I had a bad encounter with a lizard as a child, so these are not my favorite creatures. So far, only one has stealthily crept into the house and I hope it is the last. I am not certain of all the varieties we have. The ones we see the most are called anoles. They were brought into southern Florida from the Caribbean and have spread into the southeastern United States. The anole is a "redneck." What looks like his throat is actually a dewlap which he can inflate into a red balloon larger than his own girth. I know because, as I march along on the elliptical, one of them lies on the fence just opposite me and inflates his. With my vision, it's the throat I see, not the rest of him, but it's not that difficult to figure out.
Why does he do this, you ask? Two reasons, I have read. First, he is trying to scare away competitors for his territory, and/or his enemies. Second, he is trying to attract a lady anole. I have often wondered what would happen if I cared enough to get close and punctured his balloon with a needle. Turns out that has happened to many an anole from things like thorns on bushes or splinters on pieces of wood. So, will he be less able to defend his territorial rights? Will he be less attractive to females? Will he become sterile altogether? No one really knows because no one has set up the experiment to find out. It is too difficult to set up a closed system, evidently.

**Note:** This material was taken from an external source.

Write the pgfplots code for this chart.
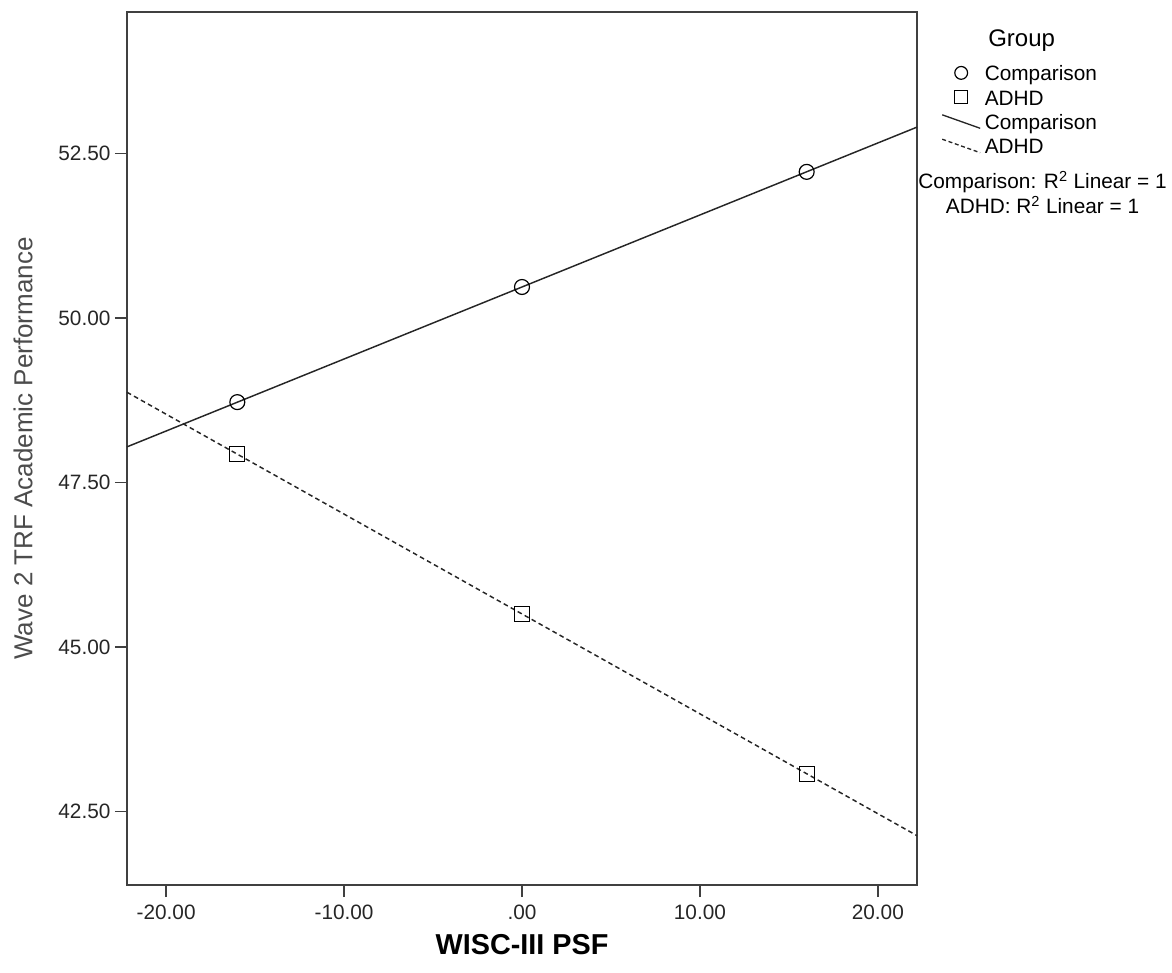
\documentclass[border=0pt]{standalone}
\usepackage{fontspec}
\setmainfont{Liberation Sans}
\usepackage{pgfplots}
\pgfplotsset{compat=1.18}
\begin{document}
\begin{tikzpicture}
\useasboundingbox (-95.25pt,-65.25pt) rectangle (783.75pt,663.75pt);
\begin{axis}[
  scale only axis,
  width=592.5pt, height=654.75pt,
  xmin=-22.2, xmax=22.2,
  ymin=41.38, ymax=54.65,
  clip=false,
  axis line style={line width=1.1pt, draw=black!75},
  tick style={line width=1.1pt, draw=black!75},
  tick align=outside,
  major tick length=9pt,
  xtick pos=bottom, ytick pos=left,
  xtick={-20,-10,0,10,20},
  xticklabels={-20.00,-10.00,.00,10.00,20.00},
  ytick={42.5,45,47.5,50,52.5},
  yticklabels={42.50,45.00,47.50,50.00,52.50},
  /pgf/number format/assume math mode=true,
  ticklabel style={font=\fontsize{15.6}{18}\selectfont, text=black!85},
  xticklabel style={inner sep=2pt, yshift=-4pt},
  yticklabel style={inner sep=2pt, xshift=-1.2pt},
  xlabel={\textbf{WISC-III PSF}},
  ylabel={Wave 2 TRF Academic Performance},
  xlabel style={font=\fontsize{21.6}{24}\selectfont, at={(axis description cs:0.5,-0.0687)}, anchor=center},
  ylabel style={font=\fontsize{19.5}{22}\selectfont, text=black!70, at={(axis description cs:-0.1316,0.5)}, anchor=center, rotate=0},
  legend style={
    at={(rel axis cs:1.0316,0.9453)}, anchor=north west,
    draw=none, fill=none, inner sep=0pt,
    font=\fontsize{15.6}{18}\selectfont,
    nodes={inner sep=1pt, text height=11.5pt, text depth=3.5pt},
    column sep=2.5pt, row sep=-1.7pt,
    legend cell align=left,
  },
]
\addplot[only marks, mark=o, mark size=5.6pt, line width=0.9pt, forget plot] coordinates {(-16,48.72) (0,50.47) (16,52.22)};
\addplot[only marks, mark=square, mark size=5.6pt, line width=0.9pt, forget plot] coordinates {(-16,47.93) (0,45.50) (16,43.07)};
\addplot[line width=1.1pt, black!85, forget plot] coordinates {(-22.2,48.04) (22.2,52.90)};
\addplot[line width=1.1pt, black!85, dash pattern=on 3.5pt off 2.5pt, forget plot] coordinates {(-22.2,48.87) (22.2,42.13)};

\addlegendimage{legend image code/.code={\path[draw=none, fill=none, use as bounding box] (0cm,-3.5pt) rectangle (1cm,11.5pt); \draw[line width=0.9pt, black] (0.5cm,1.85pt) circle (4.8pt);}}
\addlegendentry{Comparison}
\addlegendimage{legend image code/.code={\path[draw=none, fill=none, use as bounding box] (0cm,-3.5pt) rectangle (1cm,11.5pt); \draw[line width=0.9pt, black] (0.5cm,1.85pt) ++(-4.8pt,-4.8pt) rectangle ++(9.6pt,9.6pt);}}
\addlegendentry{ADHD}
\addlegendimage{legend image code/.code={\path[draw=none, fill=none, use as bounding box] (0cm,-3.5pt) rectangle (1cm,11.5pt); \draw[line width=1pt, black!85] (0cm,7pt) -- (1cm,-3.1pt);}}
\addlegendentry{Comparison}
\addlegendimage{legend image code/.code={\path[draw=none, fill=none, use as bounding box] (0cm,-3.5pt) rectangle (1cm,11.5pt); \draw[line width=1pt, black!85, dash pattern=on 3pt off 2pt] (0cm,7pt) -- (1cm,-3.1pt);}}
\addlegendentry{ADHD}

\node[font=\fontsize{18}{20}\selectfont, anchor=west, inner sep=0pt] at (rel axis cs:1.0899,0.9668) {Group};
\node[font=\fontsize{15.6}{18}\selectfont, align=center, inner sep=0pt] at (rel axis cs:1.1589,0.7930) {Comparison: R\textsuperscript{2} Linear = 1\\[0.5pt] ADHD: R\textsuperscript{2} Linear = 1};
\end{axis}
\end{tikzpicture}
\end{document}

But that big red balloon of a throat always makes me think. It seems that anole comes looking for me every day because I never see that big balloon of a throat, relatively speaking, until he creeps just opposite me. Then he moves up and down doing mini-push-ups, just as if he were pumping up a bicycle tire, and gradually that red balloon grows to a size I am certain he is proud of, and he will not leave. He stays there as long as I do. Yet he never manages to scare me off. So why not go another way? The very idea that something so small and virtually harmless could scare away something thousands of times its size and weight is ridiculous.
And when it all boils down, isn't the Devil nothing more than a redneck lizard? Do not get me wrong; I understand that he can be dangerous to anyone's soul. But the truth is, he has already been defeated. The moment Jesus wakened from the dead and left the tomb, his end was decided. When the seventy returned, having performed miracles, including the casting out of demons, Jesus said, I saw Satan falling like lightning from heaven, Luke 10:18. Already, he meant to be saying, he is losing the battle for men's souls. If we don't finish the course, it is not because we couldn't, but because we wouldn't.
Not a big red dragon, but a tiny little lizard compared to the power of Jesus and his resurrection, pumping up his tiny balloon of a throat, trying to scare us into submission. That's all Satan is compared to the power of Christ in us. When I get off the elliptical machine and walk outside, that little lizard runs for all he's worth. Make Satan do the same as you wield all that mighty armor against him. Don't let him stake his territory on your soul.
Put on the whole armor of God, that ye may be able to stand against the wiles of the devil… withal taking up the shield of faith, wherewith ye shall be able to quench all the fiery darts of the evil one (Eph 6:11,16).
Submit yourselves therefore to God. Resist the devil, and he will flee from you (Jas 4:7).